Though one has to admire Efron’s decision to bypass teen froth for the role of Richard, it must be admitted that he’s not quite right for the part—so handsome and self-assured that the character’s supposed nervousness never comes through. Still, he’s eager and attractive, as is Danes, who hits the right mixture of sophistication and cheek. Their relationship, however, and the one between Samuels and Adler, really play second fiddle to the material surrounding the colorful Mercury troupe. Tupper, Bill, Marsan and Chaplin might not bear the uncanny resemblance to the figures they’re playing that McKay does to Welles, but they show the right spirit. Linklater directs them all with genuine affection, if not much energy, and he benefits from a strong physical production that captures quite well the ambiance of Depression-era New York even though the picture was shot (very well by Richard Pope in atmospheric widescreen) in London and on the Isle of Man, of all places. Kudos are due production designer Laurence Dorman, art directors Bill Crutcher, David Doran and Stuart Rose, set decorator Richard Roberts and costume designer Nic Ede, as well as Michael J. McEvoy, who provides a jovial score supplemented by pop tunes of the time.

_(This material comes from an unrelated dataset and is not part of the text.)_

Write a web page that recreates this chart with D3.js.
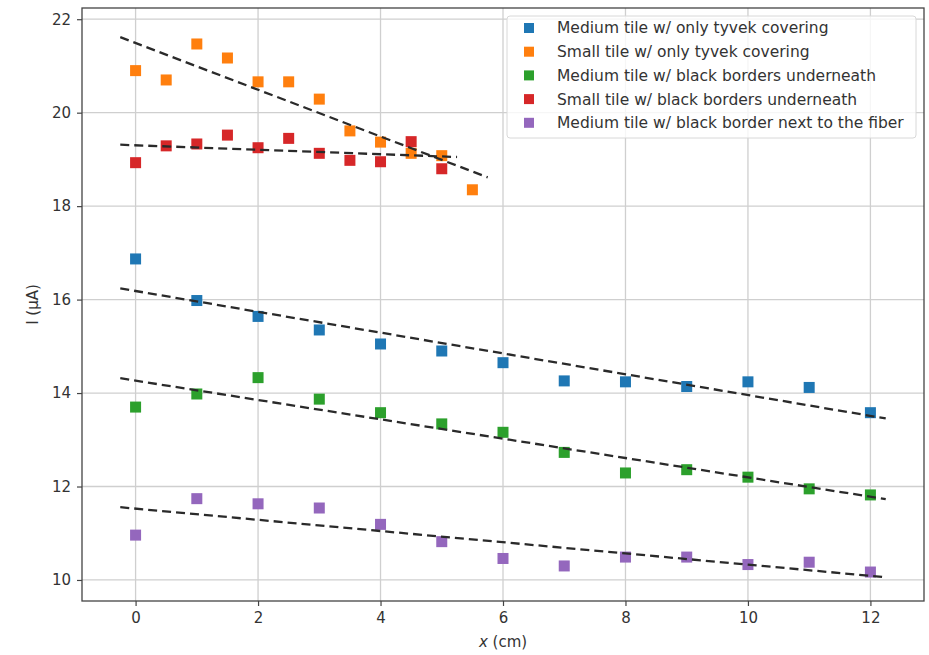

The picture includes substantial excerpts from the finished “Caesar,” and as so often happens in such theatrically-based stories, they don’t register as strongly as was obviously intended. (Even in “The Producers,” the scenes from “Springtime for Hitler” just weren’t as funny as Mel Brooks thought.) But even in those sequences, ultimately the movie’s sparkplug is McKay, who mirrors the young Welles not just in looks but in manner and socks across his combination of blustery showmanship, artistic genius and absolute self-regard. Welles certainly doesn’t come across as an entirely likable person, but he is a genuine force of nature.

“Me and Orson Welles” will appeal mostly to older audiences and especially to buffs who will be fascinated at this portrait, however imaginative, of the young wunderkind who went on to become one of the world’s great filmmakers. For them it will prove an agreeable divertissement, easy to take—and equally easy to forget.